A Manic GT is part of the collection at the Canadian Automotive Museum in Oshawa Ontario.

A Manic GT is part of the virtual online exhibition "In Search of the Canadian Car" at the Canada Science and Technology Museum.

A Manic GT was displayed at the 2009 Canadian Concours d'Élégance at Terrebonne.

A Manic GT was featured at the 2010 Montreal Auto Show.

A Manic GT was displayed at the Avignon Motor Festival in March 2011.

An unfinished car found during the liquidation of the factory was bought by journalist Glen Woodcock and restored. It won first place at the Antique and Classic Car Club of Canada's 49th annual Concours d'Élégance in August 2012. The car was destroyed in a fire later that same year.
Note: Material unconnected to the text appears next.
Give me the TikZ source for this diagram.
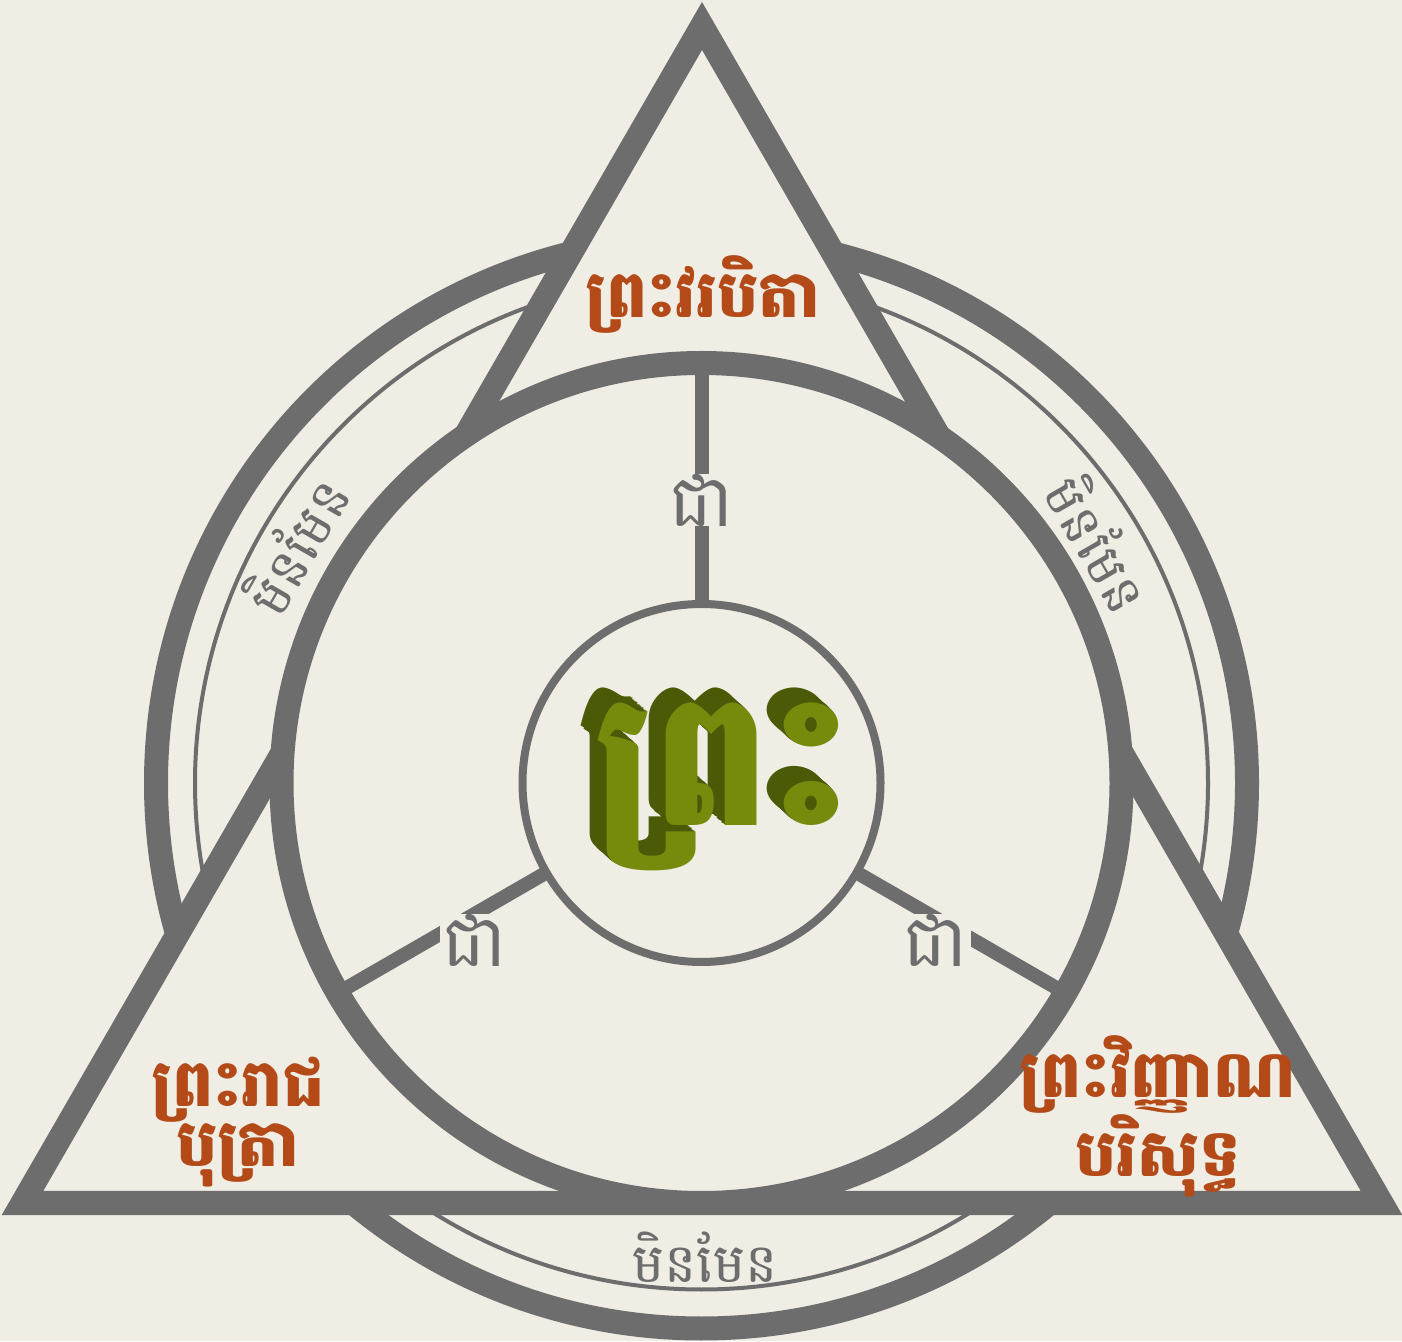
\documentclass[tikz,border=0pt]{standalone}
\usepackage{fontspec}
\usetikzlibrary{calc}
\newfontfamily\khmer[Script=Khmer]{Battambang}
\definecolor{bg}{HTML}{EFEDE4}
\definecolor{ln}{HTML}{6D6D6D}
\definecolor{rd}{HTML}{B34A17}
\definecolor{gn}{HTML}{768B0B}
\definecolor{gd}{HTML}{4B5A06}
\begin{document}
\begin{tikzpicture}[x=1pt,y=1pt,
  redlbl/.style={text=rd,font=\khmer\bfseries\fontsize{65}{58}\selectfont,align=center,inner sep=0},
  graylbl/.style={text=ln,font=\khmer\fontsize{54}{54}\selectfont,inner sep=0},
  islbl/.style={text=ln,font=\khmer\fontsize{72}{72}\selectfont,fill=bg,inner xsep=3pt,inner ysep=0pt},
  godfont/.style={font=\khmer\bfseries\fontsize{186}{186}\selectfont,inner sep=0},
  thick24/.style={draw=ln,line width=24pt}]
\fill[bg] (0,0) rectangle (1402,1341);
\useasboundingbox (0,0) rectangle (1402,1341);
\coordinate (O) at (701.5,558);
\draw[thick24] (O) circle (545.5);
\draw[ln,line width=4pt] (O) circle (506.5);
\coordinate (A) at (702,1315);
\coordinate (B) at (1381.5,138);
\coordinate (C) at (22.5,138);
\draw[thick24,fill=bg] (A) -- (B) -- (C) -- cycle;
\draw[thick24,fill=bg] (O) circle (420);
% spokes
\foreach \a/\n in {90/s1,210/s2,330/s3}{
  \coordinate (\n i) at ($(O)+(\a:179)$);
  \coordinate (\n o) at ($(O)+(\a:420)$);
  \draw[ln,line width=14pt] (\n i) -- (\n o);
}
\node[islbl] (j1) at (701.5,841) {ជា};
\node[islbl] (j2) at (475,401) {ជា};
\node[islbl] (j3) at (936,401) {ជា};
\draw[ln,line width=8pt,fill=bg] (O) circle (179);
% centre word with extrusion
\foreach \i in {12,11,...,1}{
  \node[text=gd,godfont] at ($(723,554)+(-1.4*\i,1.25*\i)$) {ព្រះ};
}
\node[text=gn,godfont] (god) at (723,554) {ព្រះ};
% person labels
\node[redlbl] (father) at (703,1046) {ព្រះវរបិតា};
\node[redlbl] (son) at (238,219) {ព្រះរាជ\\បុត្រា};
\node[redlbl] (spirit) at (1158,225) {ព្រះវិញ្ញាណ\\បរិសុទ្ធ};
% is-not labels
\node[graylbl,rotate=60] (n1) at (295,796) {មិនមែន};
\node[graylbl,rotate=-60] (n2) at (1100,798) {មិនមែន};
\node[graylbl] (n3) at (705,84) {មិនមែន};
\end{tikzpicture}
\end{document}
Designer Soumille drove a Manic GT in a historic racing event in France. This may have been a Manic GT sent to Renault's head offices in France for evaluation, and was the only GT in Europe.

It is reported that a prototype for a planned successor to the GT has survived. The car has a custom steel-tubing chassis and the engine and transaxle from a Renault 12 turned 180° to mount in a mid-engined configuration.

About continued to repay debts incurred by Automobiles Manic until 1984. He also returned to his career in education, founding the Académie Sainte-Thérèse in 1982. The Campus Jacques About there is named in his honour.

Jacques About died on 18 April 2013 at age 75 due to complications of multiple sclerosis. He was survived by spouse Lorraine Caron and son Pierre.

About's son Pierre owns Manic GT chassis number 74.